Alba’s Total Assets as at December 31, 2018 reached BD 2,208.7 million (USD 5,874.2 million), versus BD 1,686.1 million (US$ 4,484.5 million) as at 31 December 2017, up by 31% YoY. Total Shareholders’ Equity as at December 31, 2018 stood at BD 1,073.5 million (USD 2,854.9 million), up by 2% YoY, versus BD 1,052.4 million (USD 2,798.9 million) as at December 31, 2017.
2018 Industry Highlights:
World Consumption at ~66 million metric tonnes (mt) and up by 3% Year-over-Year (YoY). MENA demand rose by double digit (+13% YoY) backed by major infrastructure spending in Saudi Arabia (+28% YoY).
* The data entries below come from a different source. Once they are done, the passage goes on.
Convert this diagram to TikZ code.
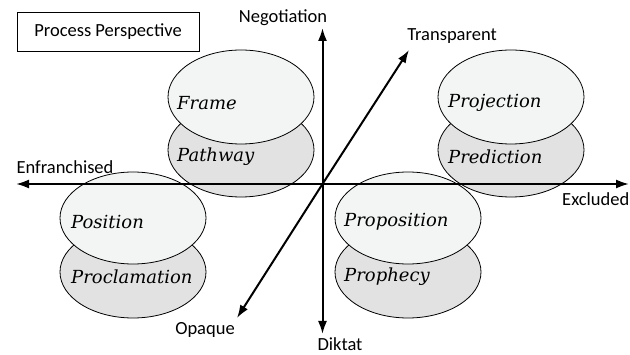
\documentclass[tikz,border=0pt]{standalone}
\usepackage{fontspec}
\setsansfont{Carlito}
\newfontfamily\calfnt{DejaVu Serif}
\usetikzlibrary{arrows.meta}
\definecolor{lightfill}{HTML}{F3F5F5}
\definecolor{grayfill}{HTML}{E2E2E2}
\tikzset{
  topell/.style={draw=black, line width=0.8pt, fill=lightfill},
  botell/.style={draw=black, line width=0.8pt, fill=grayfill},
  scr/.style={font=\calfnt\fontsize{18}{21}\selectfont\itshape, anchor=west, inner sep=0pt},
  axis/.style={line width=2pt, -{Latex[length=13pt,width=9pt]}},
  lbl/.style={font=\sffamily\fontsize{18.5}{21}\selectfont, inner sep=0pt}
}
\begin{document}
\begin{tikzpicture}[x=1pt,y=-1pt]
\useasboundingbox[fill=white] (0,0) rectangle (630,355);
% title box
\node[draw=black, line width=0.8pt, minimum width=182pt, minimum height=39pt, font=\sffamily\fontsize{18.5}{21}\selectfont] (title) at (108,31.5) {Process Perspective};
% ellipses: bottom (gray) first
\draw[botell] (241,150) ellipse [x radius=73, y radius=47];
\draw[topell] (241,97) ellipse [x radius=73, y radius=47];
\draw[botell] (511,150) ellipse [x radius=73, y radius=47];
\draw[topell] (511,97) ellipse [x radius=73, y radius=47];
\draw[botell] (133,272) ellipse [x radius=73, y radius=46];
\draw[topell] (133,218) ellipse [x radius=73, y radius=46];
\draw[botell] (408,272) ellipse [x radius=73, y radius=46];
\draw[topell] (408,218) ellipse [x radius=73, y radius=46];
% script labels
\node[scr] (frame) at (177,103) {Frame};
\node[scr] (pathway) at (177,157) {Pathway};
\node[scr] (projection) at (448,103) {Projection};
\node[scr] (prediction) at (448,157) {Prediction};
\node[scr] (position) at (71,222) {Position};
\node[scr] (proclamation) at (71,277) {Proclamation};
\node[scr] (proposition) at (344,222) {Proposition};
\node[scr] (prophecy) at (344,277) {Prophecy};
% axes
\coordinate (o) at (322.5,184);
\coordinate (top) at (322.5,28);
\coordinate (bot) at (322.5,334);
\coordinate (left) at (16,184);
\coordinate (right) at (629,184);
\coordinate (tr) at (409,50);
\coordinate (bl) at (237,318);
\draw[axis] (o) -- (top);
\draw[axis] (o) -- (bot);
\draw[axis] (o) -- (left);
\draw[axis] (o) -- (right);
\draw[axis] (o) -- (tr);
\draw[axis] (o) -- (bl);
% axis labels
\node[lbl] (neg) at (283,18) {Negotiation};
\node[lbl] (trans) at (452,36) {Transparent};
\node[lbl] (enf) at (65,167) {Enfranchised};
\node[lbl, anchor=east] (exc) at (629.5,199) {Excluded};
\node[lbl] (opq) at (205,330) {Opaque};
\node[lbl] (dik) at (340,344) {Diktat};
\end{tikzpicture}
\end{document}
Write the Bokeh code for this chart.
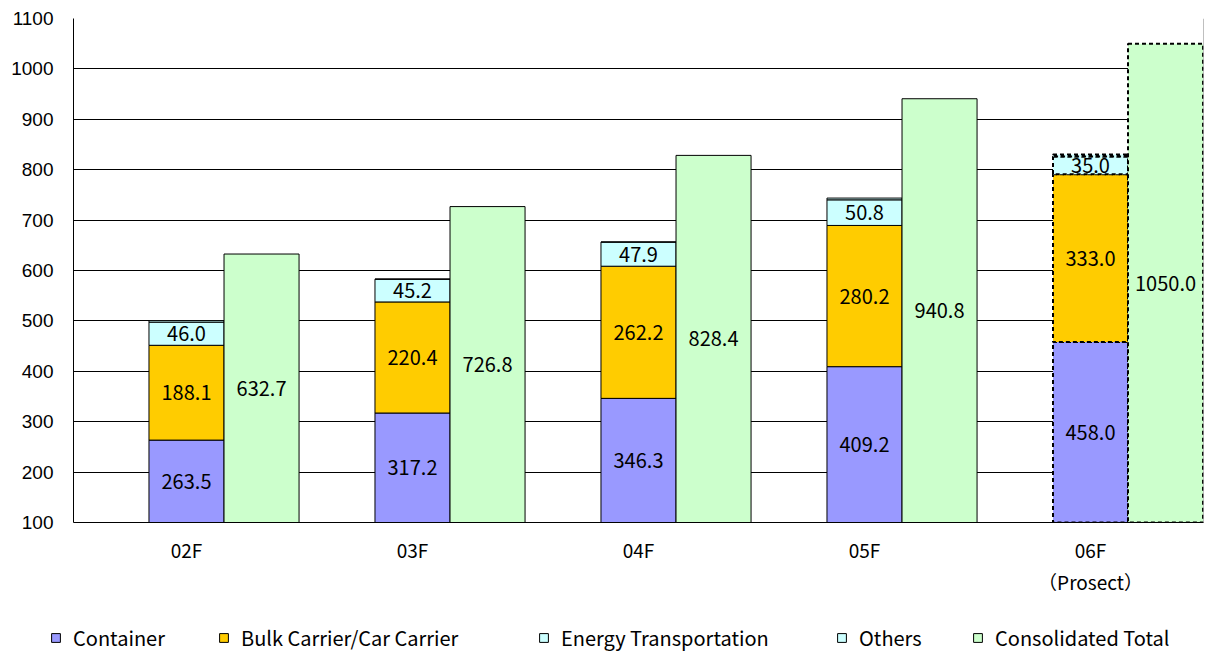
from bokeh.plotting import figure
from bokeh.layouts import column
from bokeh.models import ColumnDataSource, FixedTicker, Legend, LegendItem, Span
from bokeh.embed import file_html
from bokeh.resources import INLINE
from bokeh.core.properties import value

categories = ["02F", "03F", "04F", "05F", "06F\n（Prosect）"]
container = [263.5, 317.2, 346.3, 409.2, 458.0]
bulk = [188.1, 220.4, 262.2, 280.2, 333.0]
energy = [46.0, 45.2, 47.9, 50.8, 35.0]
others = [3.0, 0.0, 0.0, 3.5, 4.0]
consolidated = [632.7, 726.8, 828.4, 940.8, 1050.0]
series_names = ["Container", "Bulk Carrier/Car Carrier", "Energy Transportation",
                "Others", "Consolidated Total"]
colors = ["#9999FF", "#FFCC00", "#CCFFFF", "#CCFFFF", "#CCFFCC"]
y_ticks = [100, 200, 300, 400, 500, 600, 700, 800, 900, 1000, 1100]
n_actual = 4  # first four years are actual, last one is a forecast (dashed)

Y_MIN, Y_MAX = 100, 1100
BAR_W = 0.332
OFFSET = 0.332
GOTHIC = "Noto Sans CJK JP"
W = 1205

p = figure(width=W, height=598, output_backend="svg", toolbar_location=None,
           x_range=(-0.5, 4.5), y_range=(Y_MIN, Y_MAX),
           min_border_left=73, min_border_right=2, min_border_top=18,
           min_border_bottom=76)
p.background_fill_color = "white"
p.border_fill_color = "white"
p.outline_line_color = None

# grid
p.xgrid.visible = False
p.ygrid.ticker = FixedTicker(ticks=y_ticks)
p.ygrid.grid_line_color = "black"
p.ygrid.grid_line_width = 1

# axes
p.yaxis.ticker = FixedTicker(ticks=y_ticks)
p.yaxis.axis_line_color = "black"
p.yaxis.major_tick_line_color = None
p.yaxis.minor_tick_line_color = None
p.yaxis.major_tick_out = 0
p.yaxis.major_tick_in = 0
p.yaxis.major_label_standoff = 20
p.yaxis.major_label_text_font = "Liberation Sans"
p.yaxis.major_label_text_font_size = "19px"
p.yaxis.major_label_text_color = "black"

xs = list(range(len(categories)))
p.xaxis.ticker = FixedTicker(ticks=xs)
p.xaxis.major_label_overrides = {i: c for i, c in enumerate(categories)}
p.xaxis.axis_line_color = "black"
p.xaxis.major_tick_line_color = None
p.xaxis.minor_tick_line_color = None
p.xaxis.major_tick_out = 0
p.xaxis.major_tick_in = 0
p.xaxis.major_label_standoff = 13
p.xaxis.major_label_text_font = GOTHIC
p.xaxis.major_label_text_font_size = "19px"
p.xaxis.major_label_text_color = "black"

# stacked data
bottoms = []
tops = []
stack_vals = [container, bulk, energy, others]
cum = [0.0] * len(xs)
for vals in stack_vals:
    b = list(cum)
    t = [c + v for c, v in zip(cum, vals)]
    bottoms.append(b)
    tops.append(t)
    cum = t

solid_sources = {}
for k, name in enumerate(series_names):
    for part, idx in (("solid", range(0, n_actual)), ("dash", range(n_actual, len(xs)))):
        idx = list(idx)
        if k < 4:
            src = ColumnDataSource(dict(
                x=[xs[i] for i in idx],
                bottom=[bottoms[k][i] for i in idx],
                top=[tops[k][i] for i in idx]))
        else:
            src = ColumnDataSource(dict(
                x=[xs[i] + OFFSET for i in idx],
                bottom=[0.0 for i in idx],
                top=[consolidated[i] for i in idx]))
        kw = dict(line_color="black", line_width=1)
        if part == "dash":
            kw = dict(line_color="black", line_width=2, line_dash="4 3")
        else:
            solid_sources[name] = src
        p.vbar(x="x", bottom="bottom", top="top", width=BAR_W, source=src,
               fill_color=colors[k], **kw)

# value labels (not for Others)
lx, ly, lt = [], [], []
for k in range(3):
    for i in xs:
        lo = max(bottoms[k][i], Y_MIN)
        lx.append(xs[i])
        ly.append((lo + tops[k][i]) / 2)
        lt.append(f"{stack_vals[k][i]:.1f}")
for i in xs:
    lx.append(xs[i] + OFFSET)
    ly.append((Y_MIN + consolidated[i]) / 2)
    lt.append(f"{consolidated[i]:.1f}")
lsrc = ColumnDataSource(dict(x=lx, y=ly, t=lt))
p.text(x="x", y="y", text="t", source=lsrc, text_align="center",
       text_baseline="middle", text_font=value(GOTHIC), text_font_size="20px",
       text_color="black")

# right border of plot area
p.add_layout(Span(location=4.5, dimension="height", line_color="#808080", line_width=1))

# legend strip below the chart: hidden key renderers, legend drawn without the inactive veil
pl = figure(width=W, height=54, output_backend="svg", toolbar_location=None,
            x_range=(50, 55), y_range=(-2000, -1000), x_axis_location=None,
            y_axis_location=None, min_border=0)
pl.outline_line_color = None
pl.xgrid.visible = False
pl.ygrid.visible = False
pl.background_fill_color = "white"
pl.border_fill_color = "white"
legend_x = [50, 218, 538, 836, 972]
for k, (name, lxp) in enumerate(zip(series_names, legend_x)):
    r = pl.vbar(x="x", bottom="bottom", top="top", width=BAR_W,
                source=solid_sources[name], fill_color=colors[k],
                line_color="black", line_width=1, visible=False)
    lg = Legend(items=[LegendItem(label=name, renderers=[r])],
                location=(lxp, 0), orientation="horizontal",
                label_text_font=GOTHIC, label_text_font_size="20px",
                label_text_color="black",
                glyph_width=11, glyph_height=11, label_standoff=12,
                padding=0, margin=0, border_line_color=None,
                background_fill_alpha=0, inactive_fill_alpha=0)
    pl.add_layout(lg, "center")

layout = column(p, column(pl, spacing=0), spacing=0)
open("out.html", "w").write(file_html(layout, INLINE))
Asian demand rose by 4% YoY led by slow consumption in China (+4% YoY). Europe consumption up by 3% YoY supported by sound demand in the construction and automobile sectors while demand in North America rose by 2% YoY mainly driven by the auto and aerospace sectors.
Global Production Almost Flat at 1% YoY (~64 million tonne), thus leading the World Market into a deficit with China (-1.8 million tonne) and in deficit w/o China (-2.2 million tonne). Higher alumina and power prices drove Chinese smelters’ closure translating into flat production growth, while Production in North America was down by 4% YoY due to production cut in ABI smelter in Canada.
Commenting on Alba’s financial performance for the Full-Year of 2018, the Chairman of Alba’s Board of Directors, Shaikh Daij Bin Salman Bin Daij Al Khalifa said that “Despite the significant volatility in the financial markets, Alba had a strong finish in both Safety and Production where Alba exceeded the 1-million metric tonnes production mark for the 1st time in its history. In addition, our flagship Line 6 project was commissioned ahead of schedule on 13 December 2018”.
Adding further, Alba’s Chief Executive Officer said that “2018 was a challenging year with the unprecedented spike in Alumina prices which significantly impacted our bottom-line. Despite the impact of higher Alumina prices, Alba was able to deliver solid results on the back of our Project Titan Cost Improvement Program. I would also like to thank all Alba employees and contractors for their contribution on Safety during 2018.”